Sam Cassell enjoyed a lengthy career as an NBA point guard, but only after an arduous college basketball journey. At age 20, he began playing junior college ball with San Jacinto College outside Houston. Then, at age 22, he transferred to Florida State. After two successful seasons there, Cassell was finally drafted into the NBA at age 24.
And nearly everywhere he went in the NBA, Cassell catalyzed improvement for his teams.
Selected by the Houston Rockets, the geriatric rookie immediately made a huge impact for the Rockets. No one doubts Hakeem Olajuwon was the primary fuel for the Rockets that won back-to-back titles in 1994 and 1995, but Cassell’s role as backup point guard and big game performer helped pull Houston out of some tough fixes. In the 1994 Finals, Cassell hit a huge three-pointer in the final moments to win Game 3. He finished that game with 15 points on 4-6 shooting. Not bad for a rookie who averaged 7 points in the regular season. In the 1995 Finals, Cassell exploded for 31 points on 12 shots leading Houston to a 2-0 series lead over the Magic.
These huge playoff performances paid dividends for Cassell. By his third season, 1995-96, he was averaging 14.5 points and 5 assists per game off of Houston’s bench. Following that season, however, Cassell was traded to the Phoenix Suns and thus began his wandering days.
Over the next three seasons, Sam played for the Suns, Nets, and Mavericks before finally settling in Milwaukee. Not that he wasn’t productive. Cassell averaged 18 points and 6.5 assists in this span, but no club seemed to truly appreciate what he offered. The Nets were particularly foolish. They made their lone postseason between 1994 and 2002 while improving from 26 to 43 wins in their one full season with Cassell.
With the Bucks, though, Cassell found a home and exploited his talents to the max. His biggest assets, oddly for a point guard, were his abilities to post-up and generate lots of free throws. Milwaukee lacked a power forward or center capable of scoring, so Cassell’s production of 19 points and 7 assists per game while making 87% of his free throws was sorely needed. In 2001, teaming with Glenn Robinson and Ray Allen, Cassell’s Bucks narrowly missed out on the NBA Finals losing to the 76ers in a tough 7-game series.
Ever the wanderer, though, Cassell’s time in Milwaukee finished in 2003. Still, Cassell had a couple of curtain calls left.
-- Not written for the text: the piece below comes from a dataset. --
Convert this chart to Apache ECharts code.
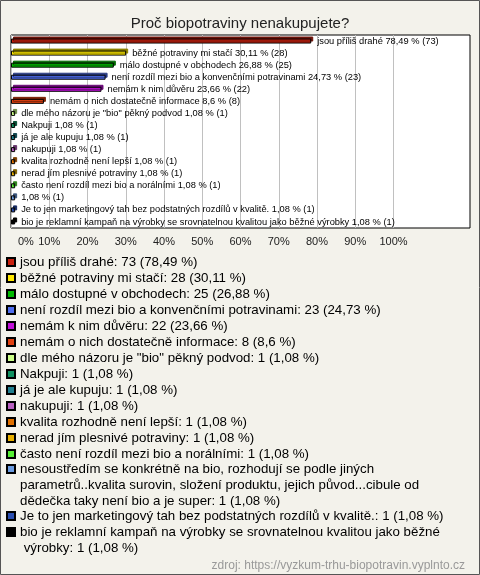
<!DOCTYPE html>
<html>
<head>
<meta charset="utf-8">
<script src="https://cdn.jsdelivr.net/npm/echarts@6/dist/echarts.min.js"></script>
<style>html,body{margin:0;padding:0;background:#f3f2eb}#chart{width:480px;height:575px}</style>
</head>
<body>
<div id="chart"></div>
<script>
const categories = [
  'jsou příliš drahé',
  'běžné potraviny mi stačí',
  'málo dostupné v obchodech',
  'není rozdíl mezi bio a konvenčními potravinami',
  'nemám k nim důvěru',
  'nemám o nich dostatečně informace',
  'dle mého názoru je "bio" pěkný podvod',
  'Nakpuji',
  'já je ale kupuju',
  'nakupuji',
  'kvalita rozhodně není lepší',
  'nerad jím plesnivé potraviny',
  'často není rozdíl mezi bio a norálními',
  'nesoustředím se konkrétně na bio, rozhodují se podle jiných parametrů..kvalita surovin, složení produktu, jejich původ...cibule od dědečka taky není bio a je super',
  'Je to jen marketingový tah bez podstatných rozdílů v kvalitě.',
  'bio je reklamní kampaň na výrobky se srovnatelnou kvalitou jako běžné výrobky'
];
// labels shown next to the bars inside the plot (the long one is omitted there)
const barLabels = [
  'jsou příliš drahé',
  'běžné potraviny mi stačí',
  'málo dostupné v obchodech',
  'není rozdíl mezi bio a konvenčními potravinami',
  'nemám k nim důvěru',
  'nemám o nich dostatečně informace',
  'dle mého názoru je "bio" pěkný podvod',
  'Nakpuji',
  'já je ale kupuju',
  'nakupuji',
  'kvalita rozhodně není lepší',
  'nerad jím plesnivé potraviny',
  'často není rozdíl mezi bio a norálními',
  '',
  'Je to jen marketingový tah bez podstatných rozdílů v kvalitě.',
  'bio je reklamní kampaň na výrobky se srovnatelnou kvalitou jako běžné výrobky'
];
const counts = [73, 28, 25, 23, 22, 8, 1, 1, 1, 1, 1, 1, 1, 1, 1, 1];
const percents = [78.49, 30.11, 26.88, 24.73, 23.66, 8.6, 1.08, 1.08, 1.08, 1.08, 1.08, 1.08, 1.08, 1.08, 1.08, 1.08];
const tickValues = [0, 10, 20, 30, 40, 50, 60, 70, 80, 90, 100];

const palette = ['#c8200e', '#ffe800', '#00bb00', '#4f6ef0', '#c010d8', '#e04010', '#ccff88', '#109060',
  '#207f90', '#b860c0', '#e07000', '#e8b000', '#55ee33', '#6b9be0', '#2a4eb0', '#000000'];

function darker(hex) {
  const n = parseInt(hex.slice(1), 16);
  const r = Math.round(((n >> 16) & 255) * 0.55), g = Math.round(((n >> 8) & 255) * 0.55), b = Math.round((n & 255) * 0.55);
  return 'rgb(' + r + ',' + g + ',' + b + ')';
}
function fmtPct(p) { return String(p).replace('.', ','); }

const series = categories.map(function (name, i) {
  const data = categories.map(function (_, j) { return j === i ? percents[i] : '-'; });
  return {
    type: 'bar',
    name: name,
    stack: 'all',
    barWidth: 5,
    data: data,
    itemStyle: {
      color: palette[i],
      borderColor: '#000',
      borderWidth: 1,
      shadowColor: darker(palette[i]),
      shadowOffsetX: 2,
      shadowOffsetY: -2,
      shadowBlur: 0
    },
    label: {
      show: true,
      position: 'right',
      distance: 6,
      fontSize: 9.3,
      fontFamily: 'Liberation Sans',
      color: '#000',
      formatter: function () {
        return (barLabels[i] ? barLabels[i] + ' ' : '') + fmtPct(percents[i]) + ' % (' + counts[i] + ')';
      }
    }
  };
});

const gridColors = [];
for (let k = 0; k <= 12; k++) gridColors.push(k <= 10 ? '#c0c0c0' : 'rgba(0,0,0,0)');

const legendText = {
  fontSize: 13.3, color: '#000', fontFamily: 'Liberation Sans', lineHeight: 16,
  width: 462, overflow: 'break'
};
// leadingBlank: blank lines put before a wrapped entry so that its swatch sits on the first line
function makeLegend(items, top, leadingBlank) {
  return {
    orient: 'vertical',
    left: 6,
    top: top,
    padding: 0,
    itemGap: 0,
    itemWidth: 8,
    itemHeight: 8,
    icon: 'rect',
    selectedMode: false,
    data: items,
    textStyle: legendText,
    formatter: function (name) {
      const i = categories.indexOf(name);
      return '\n'.repeat(leadingBlank) + name + ': ' + counts[i] + ' (' + fmtPct(percents[i]) + ' %)';
    }
  };
}

const chart = echarts.init(document.getElementById('chart'), null, {renderer: 'canvas'});
chart.setOption({
  backgroundColor: '#f3f2eb',
  animation: false,
  title: [{
    text: 'Proč biopotraviny nenakupujete?',
    left: 'center',
    top: 11,
    textStyle: {fontSize: 15, fontWeight: 'normal', color: '#222', fontFamily: 'Liberation Sans'}
  }, {
    text: 'zdroj: https://vyzkum-trhu-biopotravin.vyplnto.cz',
    right: 10,
    top: 555,
    textStyle: {fontSize: 12, fontWeight: 'normal', color: '#999', fontFamily: 'Liberation Sans'}
  }],
  graphic: [{
    type: 'rect',
    shape: {x: 0.5, y: 0.5, width: 479, height: 574},
    style: {fill: 'none', stroke: '#555', lineWidth: 1},
    silent: true
  }],
  grid: {
    left: 11, right: 10, top: 35, bottom: 347,
    show: true, backgroundColor: '#fff', borderColor: '#000', borderWidth: 1,
    containLabel: false
  },
  xAxis: {
    type: 'value',
    min: 0, max: 120, interval: 10,
    axisLine: {show: false},
    axisTick: {show: false},
    splitLine: {show: true, lineStyle: {color: gridColors, width: 1}},
    axisLabel: {
      margin: 8,
      fontSize: 11,
      color: '#222',
      fontFamily: 'Liberation Sans',
      alignMinLabel: 'left',
      formatter: function (v) {
        if (tickValues.indexOf(v) < 0) return '';
        return v === 0 ? '{z|' + v + '%}' : v + '%';
      },
      rich: {z: {padding: [0, 0, 0, 7], fontSize: 11, color: '#222', fontFamily: 'Liberation Sans'}}
    }
  },
  yAxis: {
    type: 'category',
    inverse: true,
    data: categories,
    axisLine: {show: false},
    axisTick: {show: false},
    axisLabel: {show: false}
  },
  legend: [
    makeLegend(categories.slice(0, 13), 254, 0),
    makeLegend([categories[13]], 429, 2),
    makeLegend([categories[14]], 508, 0),
    makeLegend([categories[15]], 508, 1)
  ],
  series: series
});
</script>
</body>
</html>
The Timberwolves in 2004 enjoyed their best season in franchise history after Cassell’s acquisition. Indeed, it was a career year for Cassell who finally made the All-Star Team and was named to the All-NBA 2nd Team at the tender age of 34. With Kevin Garnett as league MVP and Cassell riding shotgun Minnesota made the Western Conference Finals. An unfortunate back injury to Sam kept the Wolves from mounting a full challenge to the Lakers, though, and they lost the series in six games.
In 2006, after an injury-plagued 2005 season, Cassell helped lift the Los Angeles Clippers from their wretched depths. Yes, the Clippers, a franchise that hadn’t won a playoff series since 1976 as the Buffalo Braves. Cassell’s savvy, leadership, and still potent skills mixed beautifully with another superb power forward (Elton Brand) as the Clippers won 47 games. In the playoffs, Sam’s Clippers advanced to the Western Conference Semi-Finals where they lost to the Suns in seven games. From that point on, Cassell was severely limited by injuries, but managed to snag a final NBA championship with the Boston Celtics in 2008.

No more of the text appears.